Pokémon Go exposes users to cyber risk: Insurer

Pokémon Go exposes users to cyber risk: Insurer | Insurance Business Canada

Pokémon Go exposes users to cyber risk: Insurer
Since its launch, Pokémon Go has been making headlines due to its sheer popularity across the world where it is played. On the controversial side of things, the smartphone app also made headlines for the various accidents it has indirectly caused.

There is more to the game/app than just a popular diversion, and an insurer believes that Pokémon Go is potentially a major cyber risk for its users.

Northbridge Insurance said in a blog post Monday that the app carries the risk of exposing confidential information.

“Augmented reality games usually require your GPS location and a data connection (either WiFi or cellular data), which means giving access to the app developer to track your whereabouts,” the insurer remarked. “By playing augmented reality games such as Pokémon Go, you may be allowing the sharing of metadata-such as details on who you are, where you live, locations you frequent, who you associate with, time spent in each locations, and so on.”

“If you play such games on a mobile device that you also use for business, then that risk is heightened by the possible exposure to confidential company information,” the insurer warned.
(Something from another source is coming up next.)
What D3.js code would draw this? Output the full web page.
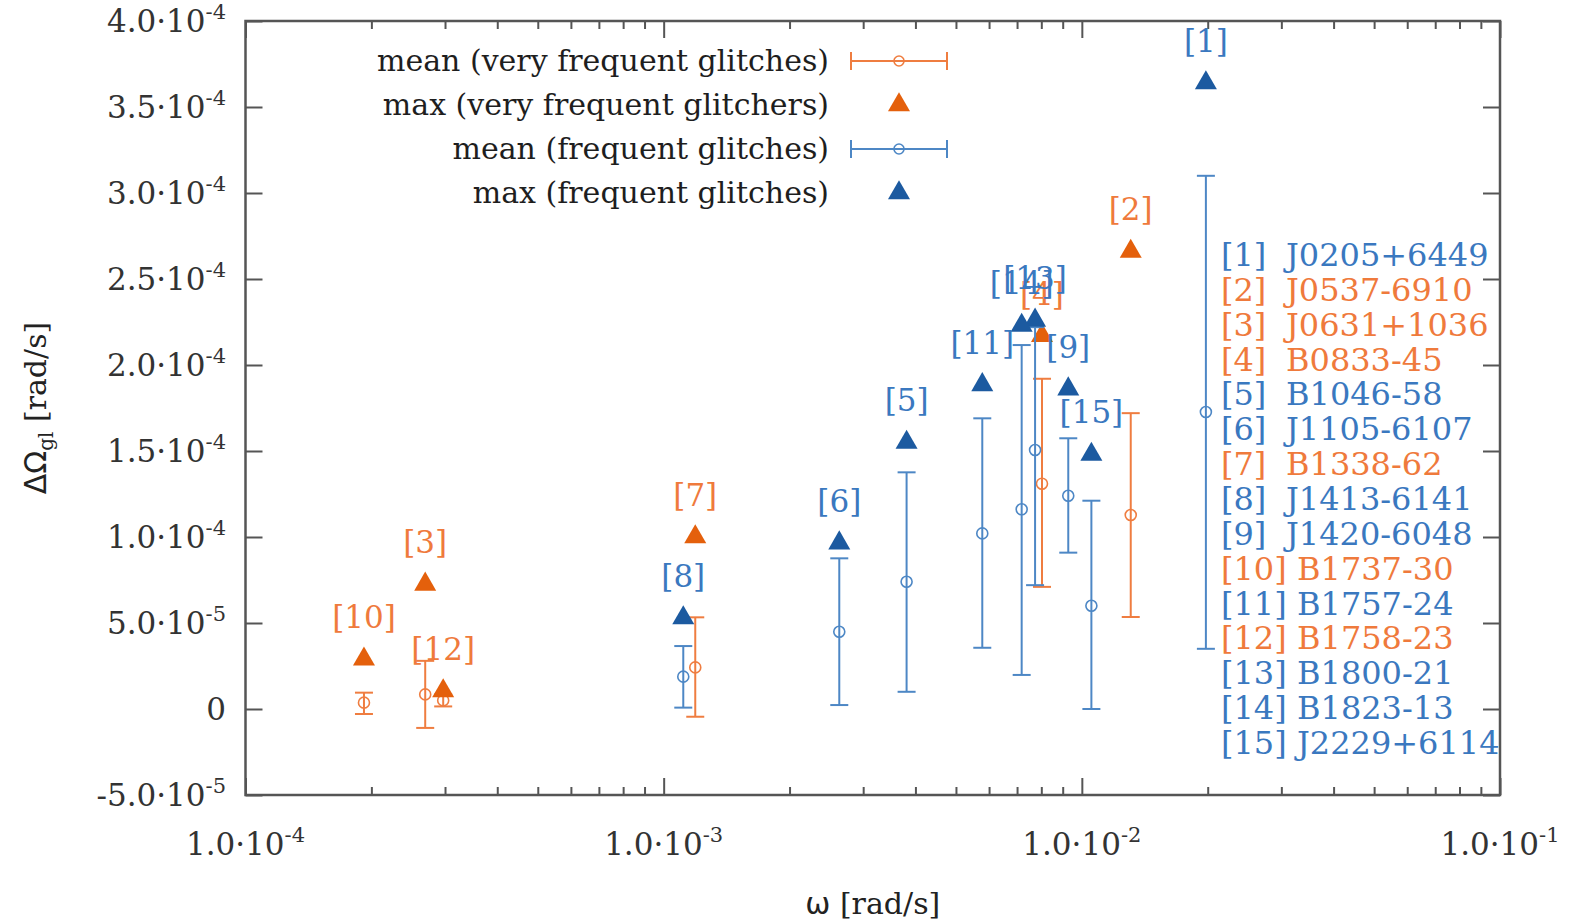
<!DOCTYPE html>
<html>
<head>
<meta charset="utf-8">
<script src="https://cdn.jsdelivr.net/npm/d3@7"></script>
<style>
  html, body { margin: 0; padding: 0; background: #ffffff; }
  svg { display: block; }
  text { font-family: "DejaVu Serif", serif; }
</style>
</head>
<body>
<svg id="chart" width="1569" height="924"></svg>
<script>
// ---- data -------------------------------------------------------------
const pulsarIds   = [1, 2, 3, 4, 5, 6, 7, 8, 9, 10, 11, 12, 13, 14, 15];
const pulsarNames = ["J0205+6449", "J0537-6910", "J0631+1036", "B0833-45", "B1046-58",
                     "J1105-6107", "B1338-62", "J1413-6141", "J1420-6048", "B1737-30",
                     "B1757-24", "B1758-23", "B1800-21", "B1823-13", "J2229+6114"];
// "vf" = very frequent glitchers, "f" = frequent glitchers
const pulsarGroup = ["f", "vf", "vf", "vf", "f", "f", "vf", "f", "f", "vf", "f", "vf", "f", "f", "f"];
// omega [rad/s]
const omegaValues = [0.0198, 0.01309, 2.69e-4, 8.03e-3, 3.81e-3, 2.63e-3, 1.19e-3, 1.114e-3,
                     9.28e-3, 1.92e-4, 5.78e-3, 2.97e-4, 7.73e-3, 7.18e-3, 1.054e-2];
// maximum glitch size [rad/s]
const maxValues   = [3.64e-4, 2.66e-4, 0.725e-4, 2.17e-4, 1.55e-4, 0.965e-4, 1.0e-4, 0.53e-4,
                     1.86e-4, 0.29e-4, 1.885e-4, 0.105e-4, 2.26e-4, 2.23e-4, 1.48e-4];
// mean glitch size and its error bar [rad/s]
const meanValues  = [1.727e-4, 1.128e-4, 0.085e-4, 1.31e-4, 0.74e-4, 0.449e-4, 0.242e-4, 0.188e-4,
                     1.24e-4, 0.037e-4, 1.021e-4, 0.05e-4, 1.506e-4, 1.161e-4, 0.60e-4];
const lowValues   = [0.35e-4, 0.535e-4, -0.11e-4, 0.71e-4, 0.10e-4, 0.023e-4, -0.045e-4, 0.008e-4,
                     0.909e-4, -0.029e-4, 0.356e-4, 0.015e-4, 0.72e-4, 0.198e-4, 0.0];
const highValues  = [3.10e-4, 1.72e-4, 0.28e-4, 1.92e-4, 1.376e-4, 0.876e-4, 0.533e-4, 0.366e-4,
                     1.574e-4, 0.095e-4, 1.69e-4, 0.085e-4, 2.22e-4, 2.116e-4, 1.211e-4];

const yTickValues = [-5e-5, 0, 5e-5, 1e-4, 1.5e-4, 2e-4, 2.5e-4, 3e-4, 3.5e-4, 4e-4];
const xTickValues = [1e-4, 1e-3, 1e-2, 1e-1];
const legendLabels = ["mean (very frequent glitches)", "max (very frequent glitchers)",
                      "mean (frequent glitches)", "max (frequent glitches)"];

// ---- styling ----------------------------------------------------------
const colors = {
  vf: { mark: "#e4600c", bar: "#ef7d40", label: "#ef7a3c" },
  f:  { mark: "#1c5aa0", bar: "#4d87c5", label: "#3a78bf" }
};
const axisColor = "#555555";
const textColor = "#333333";

const svg = d3.select("#chart");
const x = d3.scaleLog().domain([1e-4, 1e-1]).range([245.5, 1500]);
const y = d3.scaleLinear().domain([-5e-5, 4e-4]).range([795, 21]);
const [x0, x1] = x.range();
const [y0, y1] = y.range();

// ---- axes -------------------------------------------------------------
const majorLen = 17, minorLen = 8;
const xMinor = x.ticks().filter(v => !xTickValues.some(t => Math.abs(t - v) / t < 1e-9));

function styleAxis(g) {
  g.select(".domain").remove();
  g.selectAll(".tick line").attr("stroke", axisColor).attr("stroke-width", 2);
}
svg.append("g").attr("transform", `translate(0,${y0})`)
  .call(d3.axisBottom(x).tickValues(xTickValues).tickSize(-majorLen).tickFormat(""))
  .call(styleAxis);
svg.append("g").attr("transform", `translate(0,${y0})`)
  .call(d3.axisBottom(x).tickValues(xMinor).tickSize(-minorLen).tickFormat(""))
  .call(styleAxis);
svg.append("g").attr("transform", `translate(0,${y1})`)
  .call(d3.axisTop(x).tickValues(xTickValues).tickSize(-majorLen).tickFormat(""))
  .call(styleAxis);
svg.append("g").attr("transform", `translate(0,${y1})`)
  .call(d3.axisTop(x).tickValues(xMinor).tickSize(-minorLen).tickFormat(""))
  .call(styleAxis);
svg.append("g").attr("transform", `translate(${x0},0)`)
  .call(d3.axisLeft(y).tickValues(yTickValues).tickSize(-majorLen).tickFormat(""))
  .call(styleAxis);
svg.append("g").attr("transform", `translate(${x1},0)`)
  .call(d3.axisRight(y).tickValues(yTickValues).tickSize(-majorLen).tickFormat(""))
  .call(styleAxis);

svg.append("rect")
  .attr("x", x0).attr("y", y1).attr("width", x1 - x0).attr("height", y0 - y1)
  .attr("fill", "none").attr("stroke", axisColor).attr("stroke-width", 2.5);

// tick label "m·10^e"
function sciParts(v) {
  if (v === 0) return null;
  const e = Math.floor(Math.log10(Math.abs(v)) + 1e-9);
  const m = v / Math.pow(10, e);
  return { mant: m.toFixed(1), exp: String(e) };
}
function writeSci(sel, v, supSize, supRise) {
  const p = sciParts(v);
  if (!p) { sel.text("0"); return; }
  sel.append("tspan").text(p.mant + "\u00b710");
  sel.append("tspan").attr("dy", -supRise).attr("font-size", supSize).text(p.exp);
}

svg.append("g").selectAll("text").data(yTickValues).join("text")
  .attr("x", 226).attr("y", d => y(d) + 10.5)
  .attr("text-anchor", "end").attr("font-size", 31).attr("fill", textColor)
  .each(function (d) { writeSci(d3.select(this), d, 21, 13); });

svg.append("g").selectAll("text").data(xTickValues).join("text")
  .attr("x", d => x(d)).attr("y", 855)
  .attr("text-anchor", "middle").attr("font-size", 31).attr("fill", textColor)
  .each(function (d) { writeSci(d3.select(this), d, 21, 13); });

// axis titles
const xTitle = svg.append("text").attr("x", (x0 + x1) / 2).attr("y", 914)
  .attr("text-anchor", "middle").attr("font-size", 30).attr("fill", "#222");
xTitle.append("tspan").attr("font-family", "DejaVu Sans").text("\u03c9");
xTitle.append("tspan").text(" [rad/s]");

const yTitle = svg.append("text")
  .attr("transform", `translate(46,${(y0 + y1) / 2}) rotate(-90)`)
  .attr("text-anchor", "middle").attr("font-size", 30).attr("fill", "#222");
yTitle.append("tspan").attr("font-family", "DejaVu Sans").text("\u0394\u03a9");
yTitle.append("tspan").attr("font-size", 20).attr("dy", 7).text("gl");
yTitle.append("tspan").attr("dy", -7).text(" [rad/s]");

// ---- data marks -------------------------------------------------------
const pulsars = pulsarIds.map((id, i) => ({
  id, name: pulsarNames[i], group: pulsarGroup[i], omega: omegaValues[i],
  max: maxValues[i], mean: meanValues[i], lo: lowValues[i], hi: highValues[i]
}));
const triangle = d3.symbol().type(d3.symbolTriangle).size(210);
const capHalf = 9;

function drawMean(g, data, c) {
  const eb = g.selectAll("g").data(data).join("g")
    .attr("stroke", c.bar).attr("stroke-width", 2).attr("fill", "none");
  eb.append("line").attr("x1", d => x(d.omega)).attr("x2", d => x(d.omega))
    .attr("y1", d => y(d.lo)).attr("y2", d => y(d.hi));
  eb.append("line").attr("x1", d => x(d.omega) - capHalf).attr("x2", d => x(d.omega) + capHalf)
    .attr("y1", d => y(d.lo)).attr("y2", d => y(d.lo));
  eb.append("line").attr("x1", d => x(d.omega) - capHalf).attr("x2", d => x(d.omega) + capHalf)
    .attr("y1", d => y(d.hi)).attr("y2", d => y(d.hi));
  eb.append("circle").attr("cx", d => x(d.omega)).attr("cy", d => y(d.mean)).attr("r", 5.5)
    .attr("stroke-width", 1.6);
}
function drawMax(g, data, c) {
  g.selectAll("path").data(data).join("path")
    .attr("d", triangle)
    .attr("transform", d => `translate(${x(d.omega)},${y(d.max)})`)
    .attr("fill", c.mark);
}

["vf", "f"].forEach(grp => {
  const data = pulsars.filter(d => d.group === grp);
  drawMean(svg.append("g"), data, colors[grp]);
  drawMax(svg.append("g"), data, colors[grp]);
});

// reference numbers above the max markers
svg.append("g").selectAll("text").data(pulsars).join("text")
  .attr("x", d => x(d.omega)).attr("y", d => y(d.max) - 31)
  .attr("text-anchor", "middle").attr("font-size", 31)
  .attr("fill", d => colors[d.group].label)
  .text(d => `[${d.id}]`);

// ---- pulsar key -------------------------------------------------------
const key = svg.append("g");
key.selectAll("text.num").data(pulsars).join("text").attr("class", "num")
  .attr("x", 1221).attr("y", (d, i) => 266 + i * 34.86)
  .attr("font-size", 32).attr("fill", d => colors[d.group].label)
  .text(d => `[${d.id}]`);
key.selectAll("text.nm").data(pulsars).join("text").attr("class", "nm")
  .attr("x", d => d.id < 10 ? 1286 : 1297).attr("y", (d, i) => 266 + i * 34.86)
  .attr("font-size", 32).attr("fill", d => colors[d.group].label)
  .text(d => d.name);

// ---- legend -----------------------------------------------------------
const legendRows = [
  { label: legendLabels[0], kind: "mean", c: colors.vf },
  { label: legendLabels[1], kind: "max",  c: colors.vf },
  { label: legendLabels[2], kind: "mean", c: colors.f },
  { label: legendLabels[3], kind: "max",  c: colors.f }
];
const legend = svg.append("g");
legendRows.forEach((r, i) => {
  const ry = 61 + i * 44;
  legend.append("text").attr("x", 829).attr("y", ry + 10)
    .attr("text-anchor", "end").attr("font-size", 30).attr("fill", "#1e1e1e")
    .text(r.label);
  if (r.kind === "mean") {
    const g = legend.append("g").attr("stroke", r.c.bar).attr("stroke-width", 2).attr("fill", "none");
    g.append("line").attr("x1", 851).attr("x2", 947).attr("y1", ry).attr("y2", ry);
    g.append("line").attr("x1", 851).attr("x2", 851).attr("y1", ry - capHalf).attr("y2", ry + capHalf);
    g.append("line").attr("x1", 947).attr("x2", 947).attr("y1", ry - capHalf).attr("y2", ry + capHalf);
    g.append("circle").attr("cx", 899).attr("cy", ry).attr("r", 5).attr("stroke-width", 1.6);
  } else {
    legend.append("path").attr("d", triangle)
      .attr("transform", `translate(899,${ry})`).attr("fill", r.c.mark);
  }
});
</script>
</body>
</html>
To play Pokémon Go, players must first sign up for an account. Players have a choice to either register through the “Pokémon Trainer Club,” or to use their Google accounts. Previously, it was discovered that use of the app through a Google account allowed Pokémon Go developer Niantic access to the user’s own emails and search history, among other Google-specific sensitive information. Niantic, together with The Pokémon Company, released a joint statement not long after the loophole was discovered, ensuring players that it was not their intention to pry into their account information.

Since then, Niantic has requested Google to allow only basic profile information (user ID, email address) to be accessed. Although the developer fixed the exposure on its part, there could still be others who would find ways to exploit the app and its users.

Northbridge further noted that as more augmented reality games follow in Pokémon Go’s wake, it is up to players and property owners to assess their personal risks and to take safety measures to reduce their liability exposure.